Collect all lines containing the word "this" from the data.

-- Begin --

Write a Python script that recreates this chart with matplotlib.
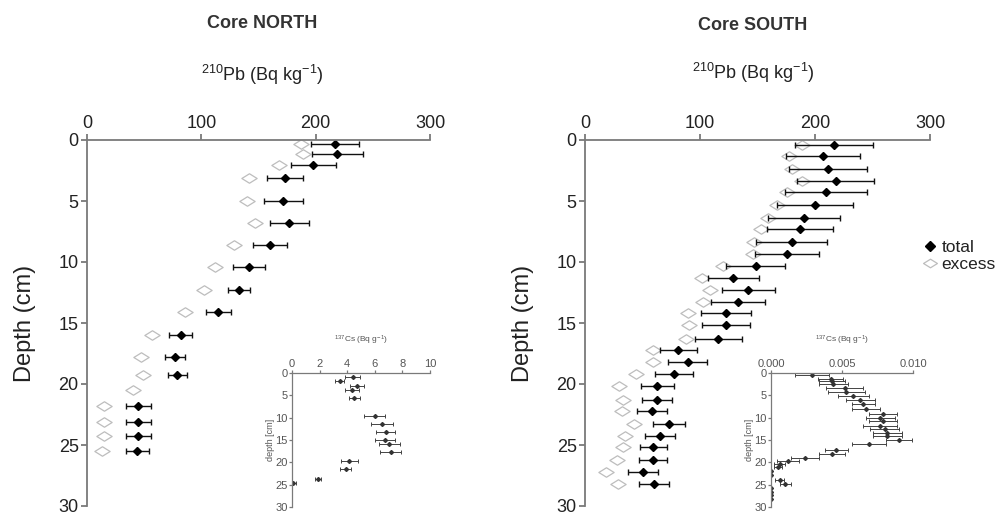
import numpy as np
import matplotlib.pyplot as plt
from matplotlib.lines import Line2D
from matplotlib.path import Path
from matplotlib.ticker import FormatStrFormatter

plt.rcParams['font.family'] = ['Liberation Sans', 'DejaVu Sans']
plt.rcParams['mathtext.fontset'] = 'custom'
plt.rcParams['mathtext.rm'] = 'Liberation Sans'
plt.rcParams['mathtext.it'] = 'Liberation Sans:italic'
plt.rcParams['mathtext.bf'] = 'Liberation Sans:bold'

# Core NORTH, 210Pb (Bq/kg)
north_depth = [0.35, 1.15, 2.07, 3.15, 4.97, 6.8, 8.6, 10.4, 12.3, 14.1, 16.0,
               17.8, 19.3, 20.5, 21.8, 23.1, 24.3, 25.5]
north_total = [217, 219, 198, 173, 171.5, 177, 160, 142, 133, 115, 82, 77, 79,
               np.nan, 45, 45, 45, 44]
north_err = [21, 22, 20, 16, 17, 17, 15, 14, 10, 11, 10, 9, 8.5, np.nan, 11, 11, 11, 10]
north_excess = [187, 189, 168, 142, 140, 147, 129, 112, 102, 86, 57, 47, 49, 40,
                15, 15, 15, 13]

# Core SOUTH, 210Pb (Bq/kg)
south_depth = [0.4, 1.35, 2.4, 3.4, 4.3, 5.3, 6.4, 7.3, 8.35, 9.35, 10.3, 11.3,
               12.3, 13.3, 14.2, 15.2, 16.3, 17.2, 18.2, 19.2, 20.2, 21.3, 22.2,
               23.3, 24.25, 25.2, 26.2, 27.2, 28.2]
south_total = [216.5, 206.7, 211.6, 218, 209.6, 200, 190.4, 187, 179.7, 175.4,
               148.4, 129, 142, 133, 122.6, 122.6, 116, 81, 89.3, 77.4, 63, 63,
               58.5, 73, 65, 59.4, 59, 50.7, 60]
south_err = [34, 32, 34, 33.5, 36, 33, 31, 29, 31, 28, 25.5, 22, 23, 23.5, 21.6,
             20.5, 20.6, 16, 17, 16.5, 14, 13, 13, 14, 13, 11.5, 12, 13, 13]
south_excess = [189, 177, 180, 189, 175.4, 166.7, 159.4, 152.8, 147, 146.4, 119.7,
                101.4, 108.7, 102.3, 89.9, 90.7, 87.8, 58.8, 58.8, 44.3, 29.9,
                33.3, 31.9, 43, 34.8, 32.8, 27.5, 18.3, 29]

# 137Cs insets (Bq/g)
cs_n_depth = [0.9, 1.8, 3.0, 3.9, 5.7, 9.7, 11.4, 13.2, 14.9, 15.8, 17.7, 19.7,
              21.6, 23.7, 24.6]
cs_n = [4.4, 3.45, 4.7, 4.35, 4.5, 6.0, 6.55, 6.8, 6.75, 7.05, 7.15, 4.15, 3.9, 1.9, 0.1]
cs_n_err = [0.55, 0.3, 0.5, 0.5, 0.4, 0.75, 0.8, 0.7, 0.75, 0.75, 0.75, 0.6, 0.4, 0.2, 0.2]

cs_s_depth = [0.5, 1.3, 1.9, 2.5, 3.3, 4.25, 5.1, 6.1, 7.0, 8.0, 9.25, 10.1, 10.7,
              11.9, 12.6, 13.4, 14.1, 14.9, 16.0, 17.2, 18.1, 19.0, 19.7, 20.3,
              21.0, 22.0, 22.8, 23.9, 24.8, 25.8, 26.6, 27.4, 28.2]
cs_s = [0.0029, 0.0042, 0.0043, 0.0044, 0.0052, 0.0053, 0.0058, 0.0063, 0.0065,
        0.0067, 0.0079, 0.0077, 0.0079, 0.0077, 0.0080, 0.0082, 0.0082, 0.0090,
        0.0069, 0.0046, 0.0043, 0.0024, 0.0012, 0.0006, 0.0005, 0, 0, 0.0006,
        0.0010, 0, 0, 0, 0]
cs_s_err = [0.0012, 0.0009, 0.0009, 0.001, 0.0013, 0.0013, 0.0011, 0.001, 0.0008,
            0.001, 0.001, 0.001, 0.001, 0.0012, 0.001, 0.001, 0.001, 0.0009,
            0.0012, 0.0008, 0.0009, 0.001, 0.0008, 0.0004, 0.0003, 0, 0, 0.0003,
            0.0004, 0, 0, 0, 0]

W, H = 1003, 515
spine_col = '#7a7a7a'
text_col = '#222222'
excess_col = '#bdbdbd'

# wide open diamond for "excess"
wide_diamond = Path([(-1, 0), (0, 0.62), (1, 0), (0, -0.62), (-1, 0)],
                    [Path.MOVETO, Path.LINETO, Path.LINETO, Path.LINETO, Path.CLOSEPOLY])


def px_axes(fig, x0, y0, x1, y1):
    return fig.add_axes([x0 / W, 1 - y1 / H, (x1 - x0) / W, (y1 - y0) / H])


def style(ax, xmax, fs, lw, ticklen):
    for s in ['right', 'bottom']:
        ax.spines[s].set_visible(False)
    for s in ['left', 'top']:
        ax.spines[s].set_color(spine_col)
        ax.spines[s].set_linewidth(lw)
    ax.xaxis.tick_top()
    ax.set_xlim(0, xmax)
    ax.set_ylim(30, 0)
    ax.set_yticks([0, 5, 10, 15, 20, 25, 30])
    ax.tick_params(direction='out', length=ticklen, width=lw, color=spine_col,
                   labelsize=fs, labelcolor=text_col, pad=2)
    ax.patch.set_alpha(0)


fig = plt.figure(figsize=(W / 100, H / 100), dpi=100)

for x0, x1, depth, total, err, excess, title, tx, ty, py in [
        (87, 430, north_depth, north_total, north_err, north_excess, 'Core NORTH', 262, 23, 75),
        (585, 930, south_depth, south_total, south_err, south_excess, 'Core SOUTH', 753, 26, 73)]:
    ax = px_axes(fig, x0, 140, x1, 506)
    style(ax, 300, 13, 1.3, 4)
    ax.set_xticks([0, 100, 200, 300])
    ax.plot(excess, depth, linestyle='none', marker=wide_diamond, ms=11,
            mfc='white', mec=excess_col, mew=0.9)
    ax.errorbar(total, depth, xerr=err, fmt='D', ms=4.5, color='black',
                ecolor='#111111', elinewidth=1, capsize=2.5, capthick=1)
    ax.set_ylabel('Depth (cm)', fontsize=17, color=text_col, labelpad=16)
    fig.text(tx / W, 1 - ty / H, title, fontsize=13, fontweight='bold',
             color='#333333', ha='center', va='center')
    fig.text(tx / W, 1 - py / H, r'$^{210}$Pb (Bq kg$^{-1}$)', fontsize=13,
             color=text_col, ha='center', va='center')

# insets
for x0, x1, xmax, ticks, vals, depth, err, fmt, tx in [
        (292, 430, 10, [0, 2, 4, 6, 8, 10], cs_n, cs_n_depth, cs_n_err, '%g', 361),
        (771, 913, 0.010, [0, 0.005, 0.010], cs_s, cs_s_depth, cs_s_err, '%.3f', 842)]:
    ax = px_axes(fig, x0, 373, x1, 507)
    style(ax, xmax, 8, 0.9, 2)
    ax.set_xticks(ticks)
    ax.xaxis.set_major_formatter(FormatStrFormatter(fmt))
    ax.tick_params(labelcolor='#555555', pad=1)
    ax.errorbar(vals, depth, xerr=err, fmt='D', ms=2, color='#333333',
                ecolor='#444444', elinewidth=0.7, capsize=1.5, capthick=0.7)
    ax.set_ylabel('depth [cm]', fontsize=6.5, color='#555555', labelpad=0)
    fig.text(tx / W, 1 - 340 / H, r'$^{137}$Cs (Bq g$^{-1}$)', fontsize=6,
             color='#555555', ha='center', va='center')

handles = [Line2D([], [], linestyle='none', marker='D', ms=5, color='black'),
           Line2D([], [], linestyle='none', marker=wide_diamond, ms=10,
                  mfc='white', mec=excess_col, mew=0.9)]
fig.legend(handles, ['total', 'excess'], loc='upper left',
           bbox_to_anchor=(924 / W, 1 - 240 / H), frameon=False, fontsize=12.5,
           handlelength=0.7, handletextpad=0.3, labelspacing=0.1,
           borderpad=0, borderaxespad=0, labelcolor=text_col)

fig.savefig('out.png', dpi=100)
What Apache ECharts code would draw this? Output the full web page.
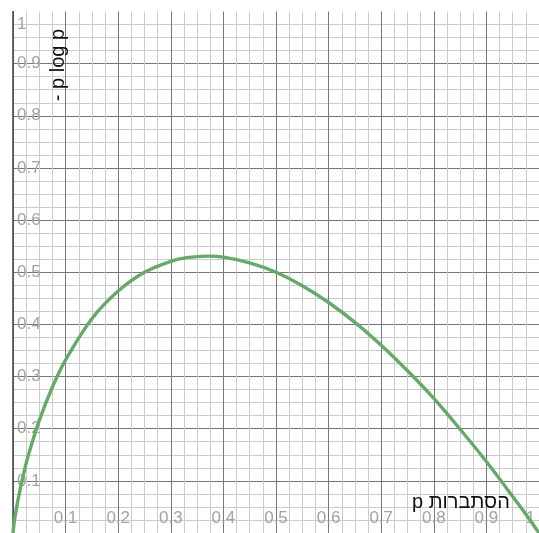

-- End --

• _TASK RESPONSE_:
Write a Python script that recreates this chart with matplotlib.
What Apache ECharts code would draw this? Output the full web page.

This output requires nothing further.